The Government halts increases in electricity and gas rates and announces new taxes on fuels

The Government halts increases in electricity and gas rates and announces new taxes on fuels
The Government halts increases in electricity and gas rates and announces new taxes on fuels

In a measure that seeks to contain inflation, The Government decided to once again stop the increases in electricity and gas rates planned for July. This increase, which would have had an impact of 2-3% on the bills of households, businesses and industries, was intended to improve the margins of companies that provide regulated public services of transportation and distribution of electricity and natural gas.
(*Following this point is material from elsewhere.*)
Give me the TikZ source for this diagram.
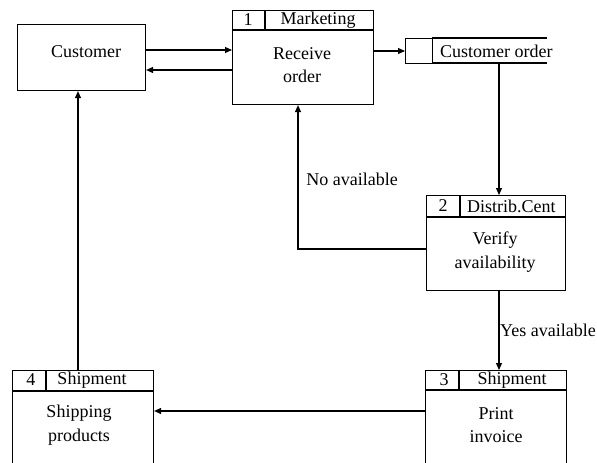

Contradictory measures in search of economic stability

The Minister of Economy, Luis Caputo, also announced an increase in taxes on fuels, which will have an impact of 1% on gasoline and diesel, effective as of Monday, July 1. Both measures, although they seem contradictory, are intended to consolidate a process of inflation reduction that was interrupted in June after five months of decline (January-May), due to previous tariff adjustments that aimed to reduce public spending on subsidies.

The companies affected by the tariff freeze measure include major energy sector players such as Transener, Transba, Transpa, Edenor, Edesur, Transportadora de Gas del Sur (TGS), Transportadora de Gas del Norte (TGN), Metrogas, Naturgy, Camuzzi and Ecogas, among others. “We are going to have to drastically reduce our investment plan,” said an executive of one of these firms, expressing the sector’s concern over the government’s decision.

Between February and April, the Government had signed agreements with these companies to give up judicial and administrative claims in exchange for rate increases and a monthly indexation formula based on the evolution of inflation, salaries and the cost of construction. However, the implementation of this formula had already been postponed once in May and now, for June, the Secretary of Energy, Eduardo Rodríguez Chirillo, received the order from Caputo to cancel this mechanism and start in July with a new formula that incorporates projected future inflation to update company income. This new formula has also been postponed.

Consequences and promises

As a result, electricity companies will face a tariff delay of close to 50% at the end of next month, corresponding to the inflation accumulated since February, and gas companies will face 25%. This loss of income could delay part of the supposed investment plan planned by the companies.

To calm the private sector, the Government promised to convene the Five-Year Tariff Review (RQT) before the end of the year, which will define a five-year investment plan in exchange for guarantees and certainty in tariffs. This year’s arrears will be offset by higher increases paid by users over 60 months once the RQT is implemented.

Impact on fuels

In contrast to the decision on electricity and gas rates, fuel prices will see an increase next week. This increase will reflect the monthly devaluation of the peso against the dollar (2%) and the increase in taxes (1 point more).

The remaining fuel tax increase, which exceeds $100 per liter of gasoline and $80 for diesel, will be applied throughout the second half of the year, possibly in installments starting in August. With these taxes, the Government seeks to recover tax revenue equivalent to 0.5% of the Gross Domestic Product (GDP) for the entire year, or approximately 3 billion dollars, which represents 10% of the fiscal adjustment proposed by Minister Javier Milei.